— Problem —
Extract all lines from the data beneath that include the word "chart".

— Record list —
* * * * * * *
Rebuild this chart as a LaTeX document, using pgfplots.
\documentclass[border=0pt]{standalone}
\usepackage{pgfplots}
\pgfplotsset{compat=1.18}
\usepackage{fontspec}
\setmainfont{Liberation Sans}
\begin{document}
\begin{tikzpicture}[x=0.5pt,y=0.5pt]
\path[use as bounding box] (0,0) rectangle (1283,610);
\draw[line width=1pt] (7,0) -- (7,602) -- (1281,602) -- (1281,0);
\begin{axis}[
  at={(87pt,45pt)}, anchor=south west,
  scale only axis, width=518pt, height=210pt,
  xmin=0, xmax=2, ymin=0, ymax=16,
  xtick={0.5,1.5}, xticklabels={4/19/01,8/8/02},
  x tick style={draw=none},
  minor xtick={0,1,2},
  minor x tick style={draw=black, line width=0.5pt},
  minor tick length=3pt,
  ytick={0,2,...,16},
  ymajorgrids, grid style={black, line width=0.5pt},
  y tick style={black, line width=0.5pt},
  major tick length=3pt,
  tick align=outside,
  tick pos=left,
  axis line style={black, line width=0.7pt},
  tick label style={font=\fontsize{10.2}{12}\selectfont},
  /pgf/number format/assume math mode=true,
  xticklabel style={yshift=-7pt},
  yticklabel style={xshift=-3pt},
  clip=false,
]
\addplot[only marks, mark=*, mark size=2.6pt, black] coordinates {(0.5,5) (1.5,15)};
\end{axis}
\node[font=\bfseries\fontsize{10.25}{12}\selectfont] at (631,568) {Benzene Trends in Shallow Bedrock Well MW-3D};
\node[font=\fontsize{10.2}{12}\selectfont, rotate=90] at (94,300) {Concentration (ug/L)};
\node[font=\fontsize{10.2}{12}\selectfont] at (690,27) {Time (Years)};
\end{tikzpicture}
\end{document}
* * * * * * *
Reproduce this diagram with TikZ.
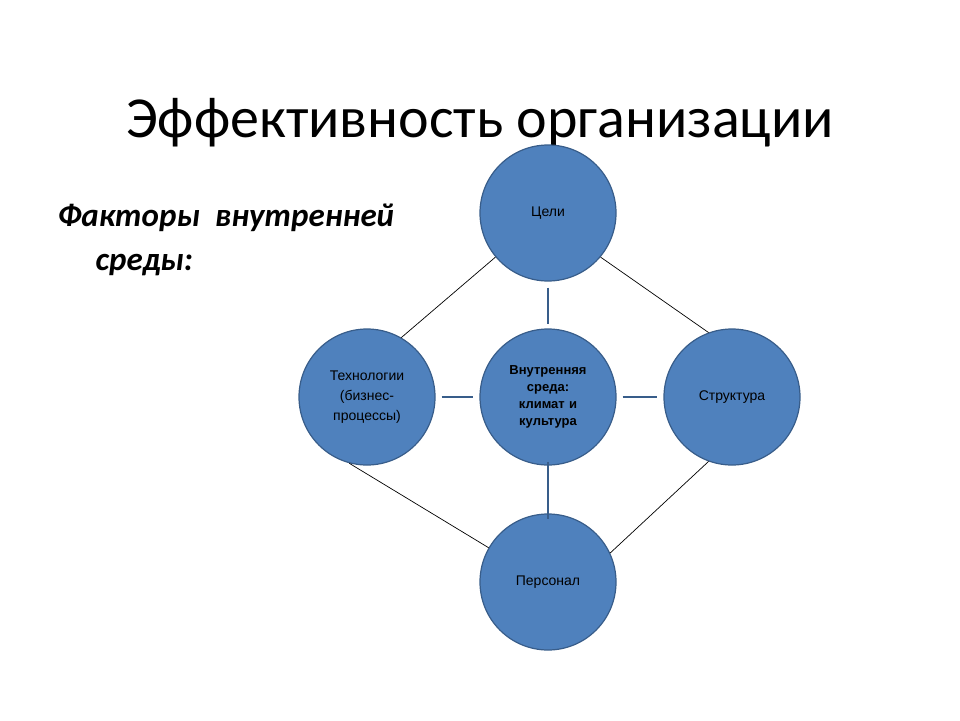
* * * * * * *
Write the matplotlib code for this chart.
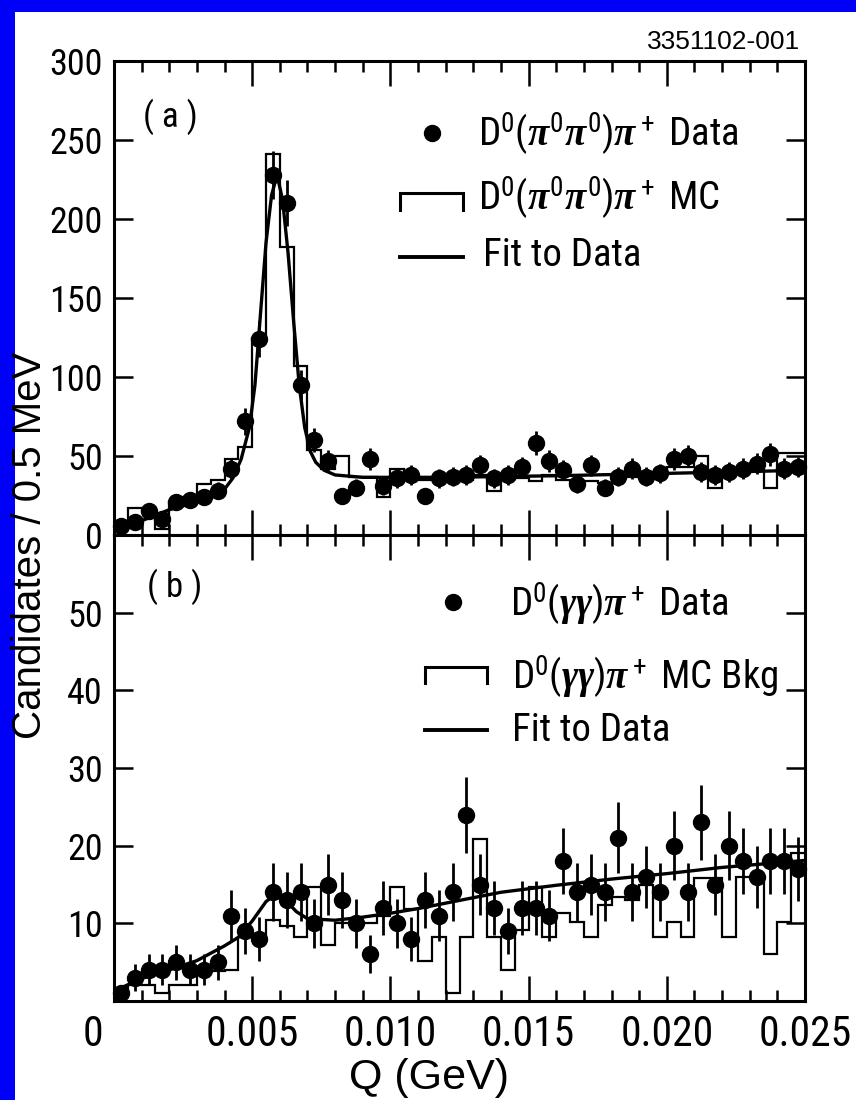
* * * * * * *
— Complete answer —
Rebuild this chart as a LaTeX document, using pgfplots.
Write the matplotlib code for this chart.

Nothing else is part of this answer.